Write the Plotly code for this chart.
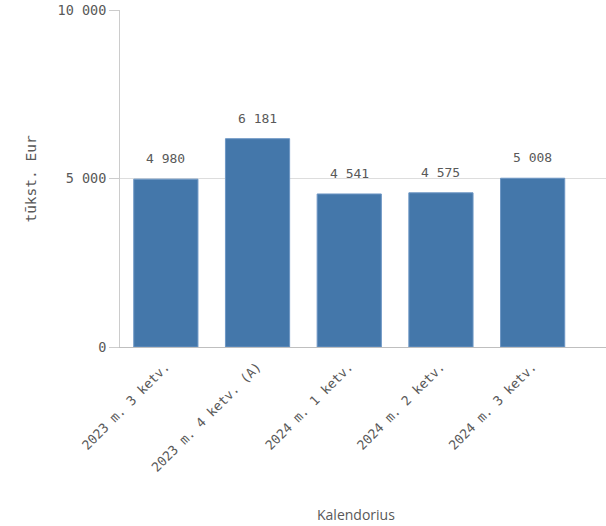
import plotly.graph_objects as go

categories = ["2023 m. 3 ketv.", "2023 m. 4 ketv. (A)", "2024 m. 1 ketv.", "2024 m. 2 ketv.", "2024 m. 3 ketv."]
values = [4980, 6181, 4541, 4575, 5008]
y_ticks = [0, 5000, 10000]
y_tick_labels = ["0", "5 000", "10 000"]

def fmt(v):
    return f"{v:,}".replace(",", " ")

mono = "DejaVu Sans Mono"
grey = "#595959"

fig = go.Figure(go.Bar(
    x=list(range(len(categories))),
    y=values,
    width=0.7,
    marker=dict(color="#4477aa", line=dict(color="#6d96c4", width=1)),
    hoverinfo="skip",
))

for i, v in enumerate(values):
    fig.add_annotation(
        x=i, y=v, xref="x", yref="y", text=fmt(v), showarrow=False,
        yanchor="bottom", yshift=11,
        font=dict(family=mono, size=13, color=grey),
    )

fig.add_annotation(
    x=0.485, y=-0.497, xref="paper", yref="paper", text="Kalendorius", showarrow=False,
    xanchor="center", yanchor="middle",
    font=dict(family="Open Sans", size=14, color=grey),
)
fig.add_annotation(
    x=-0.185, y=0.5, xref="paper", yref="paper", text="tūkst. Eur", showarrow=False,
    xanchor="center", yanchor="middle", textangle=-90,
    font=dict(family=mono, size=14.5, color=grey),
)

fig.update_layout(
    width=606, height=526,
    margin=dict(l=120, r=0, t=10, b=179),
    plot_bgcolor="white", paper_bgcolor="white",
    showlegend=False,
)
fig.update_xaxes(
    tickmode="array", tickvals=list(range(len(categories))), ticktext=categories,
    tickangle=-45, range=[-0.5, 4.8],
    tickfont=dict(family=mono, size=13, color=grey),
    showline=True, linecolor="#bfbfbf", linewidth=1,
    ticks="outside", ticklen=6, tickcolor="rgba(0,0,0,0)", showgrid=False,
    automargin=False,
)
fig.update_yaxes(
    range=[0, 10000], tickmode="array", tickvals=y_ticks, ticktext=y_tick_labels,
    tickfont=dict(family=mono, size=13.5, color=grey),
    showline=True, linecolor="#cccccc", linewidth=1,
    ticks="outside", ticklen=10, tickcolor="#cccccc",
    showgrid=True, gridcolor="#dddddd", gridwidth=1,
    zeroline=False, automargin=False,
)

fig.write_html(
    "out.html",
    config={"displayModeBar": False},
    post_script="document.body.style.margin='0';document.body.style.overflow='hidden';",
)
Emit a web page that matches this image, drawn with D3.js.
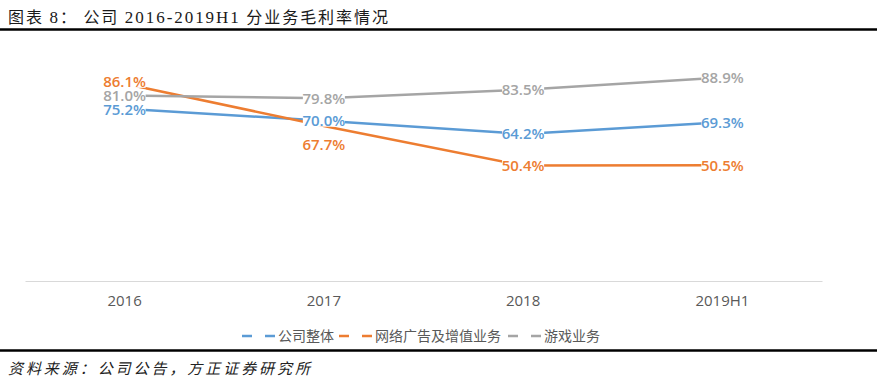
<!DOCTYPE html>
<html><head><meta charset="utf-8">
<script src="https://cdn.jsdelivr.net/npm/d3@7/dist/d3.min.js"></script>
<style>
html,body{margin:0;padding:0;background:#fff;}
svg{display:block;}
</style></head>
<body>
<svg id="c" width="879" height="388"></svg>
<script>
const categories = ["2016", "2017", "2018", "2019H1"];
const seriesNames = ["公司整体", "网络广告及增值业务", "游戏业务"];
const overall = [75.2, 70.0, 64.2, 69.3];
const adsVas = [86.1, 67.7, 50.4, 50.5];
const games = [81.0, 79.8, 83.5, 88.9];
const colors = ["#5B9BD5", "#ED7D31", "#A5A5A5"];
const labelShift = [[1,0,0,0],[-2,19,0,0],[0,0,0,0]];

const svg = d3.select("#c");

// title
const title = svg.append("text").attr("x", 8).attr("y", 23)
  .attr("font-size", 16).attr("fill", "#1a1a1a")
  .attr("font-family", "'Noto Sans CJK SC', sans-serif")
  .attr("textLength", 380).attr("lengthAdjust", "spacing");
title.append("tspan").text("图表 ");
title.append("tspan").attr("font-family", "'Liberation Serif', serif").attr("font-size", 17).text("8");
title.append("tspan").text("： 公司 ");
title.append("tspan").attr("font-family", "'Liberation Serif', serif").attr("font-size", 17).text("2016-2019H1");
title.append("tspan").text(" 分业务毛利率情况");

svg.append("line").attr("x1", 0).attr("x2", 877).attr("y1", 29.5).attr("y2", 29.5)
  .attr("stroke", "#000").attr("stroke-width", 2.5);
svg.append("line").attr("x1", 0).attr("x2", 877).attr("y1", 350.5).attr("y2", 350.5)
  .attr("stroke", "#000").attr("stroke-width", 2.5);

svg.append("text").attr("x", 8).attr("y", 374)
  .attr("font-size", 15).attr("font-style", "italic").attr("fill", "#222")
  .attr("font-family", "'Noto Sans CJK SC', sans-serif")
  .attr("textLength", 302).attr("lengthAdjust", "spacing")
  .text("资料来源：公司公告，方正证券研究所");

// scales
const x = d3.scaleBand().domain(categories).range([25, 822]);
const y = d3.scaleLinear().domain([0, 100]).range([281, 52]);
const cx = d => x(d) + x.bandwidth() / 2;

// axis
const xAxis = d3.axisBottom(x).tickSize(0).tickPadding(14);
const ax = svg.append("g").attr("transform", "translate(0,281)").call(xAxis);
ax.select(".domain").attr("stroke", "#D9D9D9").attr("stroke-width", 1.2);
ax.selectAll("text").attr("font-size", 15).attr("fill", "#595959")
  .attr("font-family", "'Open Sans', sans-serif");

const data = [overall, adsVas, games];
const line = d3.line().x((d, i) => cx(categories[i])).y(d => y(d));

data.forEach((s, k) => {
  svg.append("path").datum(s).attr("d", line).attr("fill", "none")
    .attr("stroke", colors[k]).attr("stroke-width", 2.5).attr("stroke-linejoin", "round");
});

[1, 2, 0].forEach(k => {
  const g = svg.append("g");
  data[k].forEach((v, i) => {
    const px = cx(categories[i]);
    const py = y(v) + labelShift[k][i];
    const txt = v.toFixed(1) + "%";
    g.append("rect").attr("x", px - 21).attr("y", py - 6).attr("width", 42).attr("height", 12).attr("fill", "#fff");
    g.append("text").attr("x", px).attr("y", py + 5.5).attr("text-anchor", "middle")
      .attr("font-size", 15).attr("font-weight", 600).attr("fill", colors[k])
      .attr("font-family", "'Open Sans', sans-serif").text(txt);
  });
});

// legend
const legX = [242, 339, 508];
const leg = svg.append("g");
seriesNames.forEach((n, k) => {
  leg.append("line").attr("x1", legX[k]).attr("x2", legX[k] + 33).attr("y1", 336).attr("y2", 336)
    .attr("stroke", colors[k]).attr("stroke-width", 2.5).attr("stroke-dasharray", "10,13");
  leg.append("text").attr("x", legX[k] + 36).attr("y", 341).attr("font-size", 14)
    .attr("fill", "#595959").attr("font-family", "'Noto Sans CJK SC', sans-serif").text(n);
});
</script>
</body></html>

···

DIRECTIONS => From start to finish, output the listing exactly, but omit its pictures.

THE RESULT =>
Write the Plotly code for this chart.
import plotly.graph_objects as go

categories = ["2023 m. 3 ketv.", "2023 m. 4 ketv. (A)", "2024 m. 1 ketv.", "2024 m. 2 ketv.", "2024 m. 3 ketv."]
values = [4980, 6181, 4541, 4575, 5008]
y_ticks = [0, 5000, 10000]
y_tick_labels = ["0", "5 000", "10 000"]

def fmt(v):
    return f"{v:,}".replace(",", " ")

mono = "DejaVu Sans Mono"
grey = "#595959"

fig = go.Figure(go.Bar(
    x=list(range(len(categories))),
    y=values,
    width=0.7,
    marker=dict(color="#4477aa", line=dict(color="#6d96c4", width=1)),
    hoverinfo="skip",
))

for i, v in enumerate(values):
    fig.add_annotation(
        x=i, y=v, xref="x", yref="y", text=fmt(v), showarrow=False,
        yanchor="bottom", yshift=11,
        font=dict(family=mono, size=13, color=grey),
    )

fig.add_annotation(
    x=0.485, y=-0.497, xref="paper", yref="paper", text="Kalendorius", showarrow=False,
    xanchor="center", yanchor="middle",
    font=dict(family="Open Sans", size=14, color=grey),
)
fig.add_annotation(
    x=-0.185, y=0.5, xref="paper", yref="paper", text="tūkst. Eur", showarrow=False,
    xanchor="center", yanchor="middle", textangle=-90,
    font=dict(family=mono, size=14.5, color=grey),
)

fig.update_layout(
    width=606, height=526,
    margin=dict(l=120, r=0, t=10, b=179),
    plot_bgcolor="white", paper_bgcolor="white",
    showlegend=False,
)
fig.update_xaxes(
    tickmode="array", tickvals=list(range(len(categories))), ticktext=categories,
    tickangle=-45, range=[-0.5, 4.8],
    tickfont=dict(family=mono, size=13, color=grey),
    showline=True, linecolor="#bfbfbf", linewidth=1,
    ticks="outside", ticklen=6, tickcolor="rgba(0,0,0,0)", showgrid=False,
    automargin=False,
)
fig.update_yaxes(
    range=[0, 10000], tickmode="array", tickvals=y_ticks, ticktext=y_tick_labels,
    tickfont=dict(family=mono, size=13.5, color=grey),
    showline=True, linecolor="#cccccc", linewidth=1,
    ticks="outside", ticklen=10, tickcolor="#cccccc",
    showgrid=True, gridcolor="#dddddd", gridwidth=1,
    zeroline=False, automargin=False,
)

fig.write_html(
    "out.html",
    config={"displayModeBar": False},
    post_script="document.body.style.margin='0';document.body.style.overflow='hidden';",
)
Emit a web page that matches this image, drawn with D3.js.
<!DOCTYPE html>
<html><head><meta charset="utf-8">
<script src="https://cdn.jsdelivr.net/npm/d3@7/dist/d3.min.js"></script>
<style>
html,body{margin:0;padding:0;background:#fff;}
svg{display:block;}
</style></head>
<body>
<svg id="c" width="879" height="388"></svg>
<script>
const categories = ["2016", "2017", "2018", "2019H1"];
const seriesNames = ["公司整体", "网络广告及增值业务", "游戏业务"];
const overall = [75.2, 70.0, 64.2, 69.3];
const adsVas = [86.1, 67.7, 50.4, 50.5];
const games = [81.0, 79.8, 83.5, 88.9];
const colors = ["#5B9BD5", "#ED7D31", "#A5A5A5"];
const labelShift = [[1,0,0,0],[-2,19,0,0],[0,0,0,0]];

const svg = d3.select("#c");

// title
const title = svg.append("text").attr("x", 8).attr("y", 23)
  .attr("font-size", 16).attr("fill", "#1a1a1a")
  .attr("font-family", "'Noto Sans CJK SC', sans-serif")
  .attr("textLength", 380).attr("lengthAdjust", "spacing");
title.append("tspan").text("图表 ");
title.append("tspan").attr("font-family", "'Liberation Serif', serif").attr("font-size", 17).text("8");
title.append("tspan").text("： 公司 ");
title.append("tspan").attr("font-family", "'Liberation Serif', serif").attr("font-size", 17).text("2016-2019H1");
title.append("tspan").text(" 分业务毛利率情况");

svg.append("line").attr("x1", 0).attr("x2", 877).attr("y1", 29.5).attr("y2", 29.5)
  .attr("stroke", "#000").attr("stroke-width", 2.5);
svg.append("line").attr("x1", 0).attr("x2", 877).attr("y1", 350.5).attr("y2", 350.5)
  .attr("stroke", "#000").attr("stroke-width", 2.5);

svg.append("text").attr("x", 8).attr("y", 374)
  .attr("font-size", 15).attr("font-style", "italic").attr("fill", "#222")
  .attr("font-family", "'Noto Sans CJK SC', sans-serif")
  .attr("textLength", 302).attr("lengthAdjust", "spacing")
  .text("资料来源：公司公告，方正证券研究所");

// scales
const x = d3.scaleBand().domain(categories).range([25, 822]);
const y = d3.scaleLinear().domain([0, 100]).range([281, 52]);
const cx = d => x(d) + x.bandwidth() / 2;

// axis
const xAxis = d3.axisBottom(x).tickSize(0).tickPadding(14);
const ax = svg.append("g").attr("transform", "translate(0,281)").call(xAxis);
ax.select(".domain").attr("stroke", "#D9D9D9").attr("stroke-width", 1.2);
ax.selectAll("text").attr("font-size", 15).attr("fill", "#595959")
  .attr("font-family", "'Open Sans', sans-serif");

const data = [overall, adsVas, games];
const line = d3.line().x((d, i) => cx(categories[i])).y(d => y(d));

data.forEach((s, k) => {
  svg.append("path").datum(s).attr("d", line).attr("fill", "none")
    .attr("stroke", colors[k]).attr("stroke-width", 2.5).attr("stroke-linejoin", "round");
});

[1, 2, 0].forEach(k => {
  const g = svg.append("g");
  data[k].forEach((v, i) => {
    const px = cx(categories[i]);
    const py = y(v) + labelShift[k][i];
    const txt = v.toFixed(1) + "%";
    g.append("rect").attr("x", px - 21).attr("y", py - 6).attr("width", 42).attr("height", 12).attr("fill", "#fff");
    g.append("text").attr("x", px).attr("y", py + 5.5).attr("text-anchor", "middle")
      .attr("font-size", 15).attr("font-weight", 600).attr("fill", colors[k])
      .attr("font-family", "'Open Sans', sans-serif").text(txt);
  });
});

// legend
const legX = [242, 339, 508];
const leg = svg.append("g");
seriesNames.forEach((n, k) => {
  leg.append("line").attr("x1", legX[k]).attr("x2", legX[k] + 33).attr("y1", 336).attr("y2", 336)
    .attr("stroke", colors[k]).attr("stroke-width", 2.5).attr("stroke-dasharray", "10,13");
  leg.append("text").attr("x", legX[k] + 36).attr("y", 341).attr("font-size", 14)
    .attr("fill", "#595959").attr("font-family", "'Noto Sans CJK SC', sans-serif").text(n);
});
</script>
</body></html>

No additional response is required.